== Provided material ==
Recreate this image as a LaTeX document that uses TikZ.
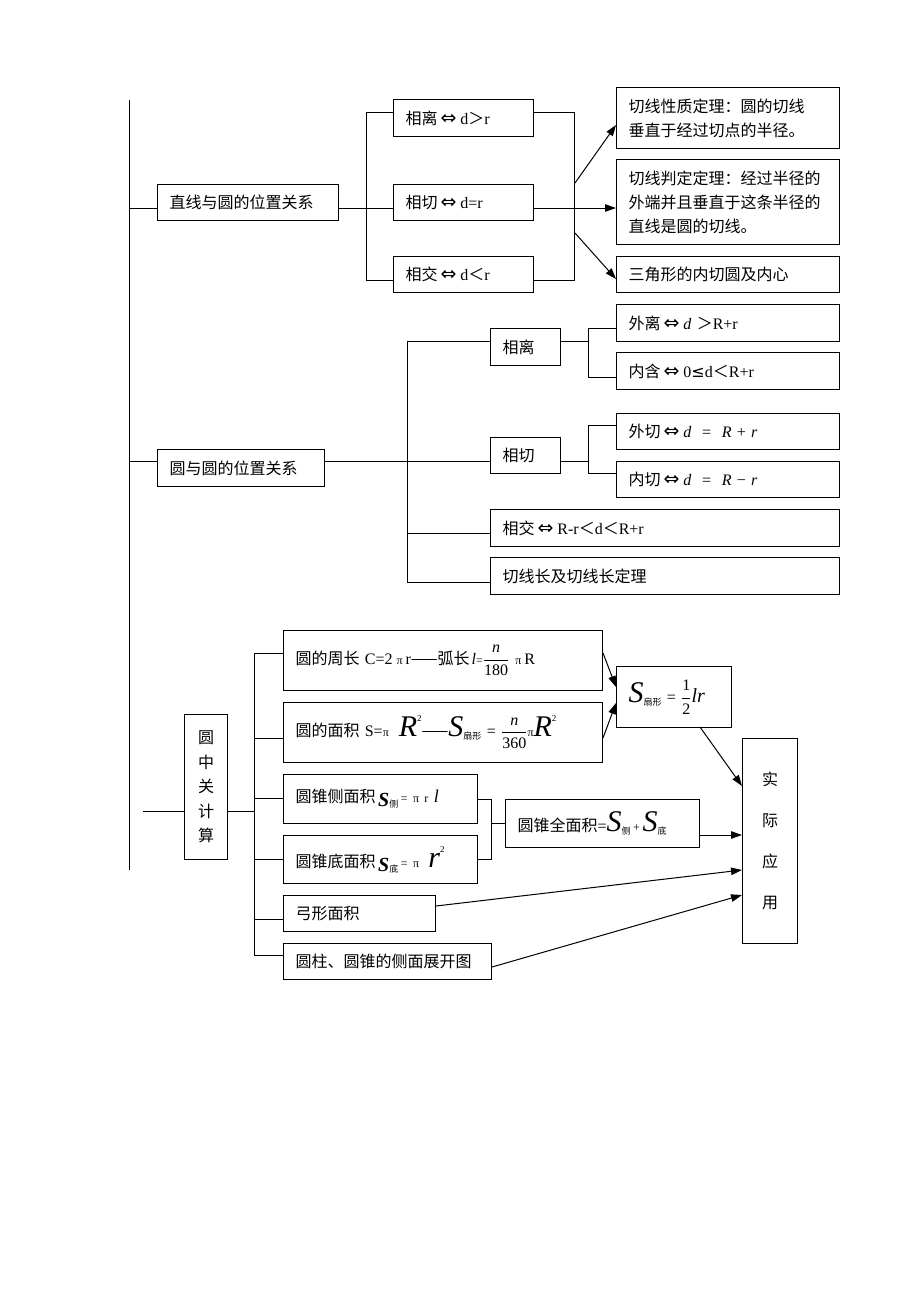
\documentclass[tikz,border=0pt]{standalone}
\usepackage{fontspec}
\setmainfont{Noto Sans CJK SC}
\newfontfamily\tm{Liberation Serif}
\newfontfamily\dv{DejaVu Sans}
\usetikzlibrary{arrows.meta,calc}
\tikzset{
  box/.style={draw, line width=1pt, inner xsep=12pt, inner ysep=0pt, anchor=north west, align=left, font=\fontsize{16}{24}\selectfont},
  ln/.style={line width=1pt},
  arr/.style={line width=1pt, -{Triangle[length=11pt,width=7.5pt]}},
}
\newcommand\bx[7][]{%
  \pgfmathsetmacro\bw{#5-#3}\pgfmathsetmacro\bh{#6-#4}\pgfmathsetmacro\tw{#5-#3-24}%
  \node[box, minimum width=\bw pt, minimum height=\bh pt, text width=\tw pt, #1] (#2) at (#3,#4) {#7};}
\newcommand\eqv{\hspace{3pt}{\dv\fontsize{19}{19}\selectfont ⇔}\hspace{4pt}}
\newcommand\smpi[1]{{\tm\fontsize{#1}{#1}\selectfont π}}
\newcommand\bigit[2]{{\tm\itshape\fontsize{#1}{#1}\selectfont #2}}
\newcommand\subr[1]{\raisebox{-3pt}{\fontsize{9}{9}\selectfont #1}}
\newcommand\supr[1]{\raisebox{15pt}{\tm\fontsize{9}{9}\selectfont #1}}
\begin{document}
\begin{tikzpicture}[x=1pt,y=-1pt]
\useasboundingbox (0,0) rectangle (920,1302);

% main trunk
\coordinate (top) at (129,100);
\coordinate (bot) at (129,870);
\draw[ln] (top) -- (bot);

% ---------- part 1 ----------
\bx{L1}{157}{184}{338}{220}{直线与圆的位置关系}
\bx{A1}{393}{99}{533}{136}{相离\eqv{\tm d}＞{\tm r}}
\bx{A2}{393}{184}{533}{220}{相切\eqv{\tm d=r}}
\bx{A3}{393}{256}{533}{292}{相交\eqv{\tm d}＜{\tm r}}
\bx{T1}{616}{87}{839}{148}{切线性质定理：圆的切线\\垂直于经过切点的半径。}
\bx{T2}{616}{159}{839}{244}{切线判定定理：经过半径的\\外端并且垂直于这条半径的\\直线是圆的切线。}
\bx{T3}{616}{256}{839}{292}{三角形的内切圆及内心}

\coordinate (j1) at (129,208);
\coordinate (b1) at (366,112);
\coordinate (b3) at (366,280);
\coordinate (r1) at (574,112);
\coordinate (r3) at (574,280);
\coordinate (s1) at (575,183);
\coordinate (s3) at (575,233);
\draw[ln] (j1) -- (j1 -| L1.west);
\draw[ln] (L1.east |- j1) -- (j1 -| A2.west);
\draw[ln] (A1.west |- b1) -- (b1) -- (b3) -- (A3.west |- b3);
\draw[ln] (A1.east |- r1) -- (r1) -- (r3) -- (A3.east |- r3);
\draw[arr] (A2.east |- j1) -- (j1 -| T2.west);
\draw[arr] (s1) -- (T1.west |- 0,125);
\draw[arr] (s3) -- (T3.west |- 0,279);

% ---------- part 2 ----------
\bx{L2}{157}{449}{324}{486}{圆与圆的位置关系}
\bx{B1}{490}{328}{560}{365}{相离}
\bx{B2}{490}{437}{560}{473}{相切}
\bx{B3}{490}{509}{839}{546}{相交\eqv{\tm R-r}＜{\tm d}＜{\tm R+r}}
\bx{B4}{490}{557}{839}{594}{切线长及切线长定理}
\bx{C1}{616}{304}{839}{341}{外离\eqv{\tm\itshape d} ＞{\tm R+r}}
\bx{C2}{616}{352}{839}{389}{内含\eqv{\tm 0}{\dv ≤}{\tm d}＜{\tm R+r}}
\bx{C3}{616}{413}{839}{449}{外切\eqv\mbox{\tm\itshape d\ \ \upshape=\ \ \itshape R\ \upshape+\ \itshape r}}
\bx{C4}{616}{461}{839}{497}{内切\eqv\mbox{\tm\itshape d\ \ \upshape=\ \ \itshape R\ \upshape−\ \itshape r}}

\coordinate (j2) at (129,461);
\coordinate (v1) at (407,341);
\coordinate (v2) at (407,582);
\coordinate (v3) at (407,533);
\coordinate (p1) at (588,328);
\coordinate (p2) at (588,377);
\coordinate (q1) at (588,425);
\coordinate (q2) at (588,473);
\draw[ln] (j2) -- (j2 -| L2.west);
\draw[ln] (L2.east |- j2) -- (j2 -| B2.west);
\draw[ln] (B1.west |- v1) -- (v1) -- (v2) -- (B4.west |- v2);
\draw[ln] (v3) -- (v3 -| B3.west);
\draw[ln] (B1.east |- v1) -- (v1 -| p1);
\draw[ln] (C1.west |- p1) -- (p1) -- (p2) -- (C2.west |- p2);
\draw[ln] (B2.east |- j2) -- (j2 -| q1);
\draw[ln] (C3.west |- q1) -- (q1) -- (q2) -- (C4.west |- q2);

% ---------- part 3 ----------
\bx[align=center, font=\fontsize{16}{24.5}\selectfont]{D0}{184}{714}{227}{859}{圆\\中\\关\\计\\算}
\bx{E1}{283}{630}{602}{690}{\mbox{圆的周长 {\tm C=2}\hspace{4pt}\smpi{12}\hspace{3pt}{\tm r}——弧长\hspace{2pt}{\tm\itshape l}{\tm\fontsize{12}{12}\selectfont =}$\displaystyle\frac{\mbox{\tm\itshape n}}{\mbox{\tm 180}}$\hspace{6pt}\smpi{12}\hspace{3pt}{\tm R}}}
\bx{E2}{283}{702}{602}{762}{\mbox{圆的面积 {\tm S=}\smpi{12}\hspace{10pt}\bigit{30}{R}\supr{2}——\bigit{30}{S}\subr{扇形}{\tm\ =\ }$\displaystyle\frac{\mbox{\tm\itshape n}}{\mbox{\tm 360}}$\smpi{12}\bigit{30}{R}\supr{2}}}
\bx{E3}{283}{774}{477}{823}{\mbox{圆锥侧面积\,\raisebox{-4pt}{\bigit{20}{\bfseries S}}\raisebox{-5pt}{\fontsize{9}{9}\selectfont 侧}\,{\tm\fontsize{12}{12}\selectfont = π r }\bigit{18}{l}}}
\bx{E4}{283}{835}{477}{883}{\mbox{圆锥底面积\,\raisebox{-4pt}{\bigit{20}{\bfseries S}}\raisebox{-5pt}{\fontsize{9}{9}\selectfont 底}\,{\tm\fontsize{12}{12}\selectfont = π }\hspace{4pt}\bigit{30}{r}\supr{2}}}
\bx{E5}{283}{895}{435}{931}{弓形面积}
\bx{E6}{283}{943}{491}{979}{圆柱、圆锥的侧面展开图}
\bx{F}{505}{799}{699}{847}{\mbox{圆锥全面积{\tm =}\bigit{30}{S}\subr{侧}\,{\tm\fontsize{12}{12}\selectfont +}\,\bigit{30}{S}\subr{底}}}
\bx{G}{616}{666}{731}{727}{\mbox{\bigit{30}{S}\subr{扇形}{\tm\ =\ }$\displaystyle\frac{\mbox{\tm 1}}{\mbox{\tm 2}}$\bigit{20}{lr}}}
\bx[align=center, font=\fontsize{16}{41}\selectfont]{H}{742}{738}{797}{943}{实\\际\\应\\用}

\coordinate (k0) at (143,811);
\coordinate (w1) at (254,653);
\coordinate (w2) at (254,955);
\coordinate (wk) at (254,811);
\coordinate (m1) at (254,738);
\coordinate (m2) at (254,798);
\coordinate (m3) at (254,859);
\coordinate (m4) at (254,919);
\coordinate (g1) at (491,799);
\coordinate (g2) at (491,859);
\coordinate (g3) at (491,823);
\draw[ln] (k0) -- (k0 -| D0.west);
\draw[ln] (D0.east |- k0) -- (wk);
\draw[ln] (E1.west |- w1) -- (w1) -- (w2) -- (E6.west |- w2);
\draw[ln] (m1) -- (m1 -| E2.west);
\draw[ln] (m2) -- (m2 -| E3.west);
\draw[ln] (m3) -- (m3 -| E4.west);
\draw[ln] (m4) -- (m4 -| E5.west);
\draw[ln] (E3.east |- g1) -- (g1) -- (g2) -- (E4.east |- g2);
\draw[ln] (g3) -- (g3 -| F.west);
\draw[arr] (E1.east |- 0,653) -- (G.west |- 0,687);
\draw[arr] (E2.east |- 0,738) -- (G.west |- 0,703);
\draw[arr] (700,727) -- (H.west |- 0,786);
\draw[arr] (F.east |- 0,835) -- (H.west |- 0,835);
\draw[arr] (E5.east |- 0,906) -- (H.west |- 0,870);
\draw[arr] (E6.east |- 0,967) -- (H.west |- 0,895);
\end{tikzpicture}
\end{document}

== Set task ==
Give again, word for word, every line from the top of the data through the line with "(top) -- (bot);", both ends included, and exclude the pictures.

== The output ==
Recreate this image as a LaTeX document that uses TikZ.
\documentclass[tikz,border=0pt]{standalone}
\usepackage{fontspec}
\setmainfont{Noto Sans CJK SC}
\newfontfamily\tm{Liberation Serif}
\newfontfamily\dv{DejaVu Sans}
\usetikzlibrary{arrows.meta,calc}
\tikzset{
  box/.style={draw, line width=1pt, inner xsep=12pt, inner ysep=0pt, anchor=north west, align=left, font=\fontsize{16}{24}\selectfont},
  ln/.style={line width=1pt},
  arr/.style={line width=1pt, -{Triangle[length=11pt,width=7.5pt]}},
}
\newcommand\bx[7][]{%
  \pgfmathsetmacro\bw{#5-#3}\pgfmathsetmacro\bh{#6-#4}\pgfmathsetmacro\tw{#5-#3-24}%
  \node[box, minimum width=\bw pt, minimum height=\bh pt, text width=\tw pt, #1] (#2) at (#3,#4) {#7};}
\newcommand\eqv{\hspace{3pt}{\dv\fontsize{19}{19}\selectfont ⇔}\hspace{4pt}}
\newcommand\smpi[1]{{\tm\fontsize{#1}{#1}\selectfont π}}
\newcommand\bigit[2]{{\tm\itshape\fontsize{#1}{#1}\selectfont #2}}
\newcommand\subr[1]{\raisebox{-3pt}{\fontsize{9}{9}\selectfont #1}}
\newcommand\supr[1]{\raisebox{15pt}{\tm\fontsize{9}{9}\selectfont #1}}
\begin{document}
\begin{tikzpicture}[x=1pt,y=-1pt]
\useasboundingbox (0,0) rectangle (920,1302);

% main trunk
\coordinate (top) at (129,100);
\coordinate (bot) at (129,870);
\draw[ln] (top) -- (bot);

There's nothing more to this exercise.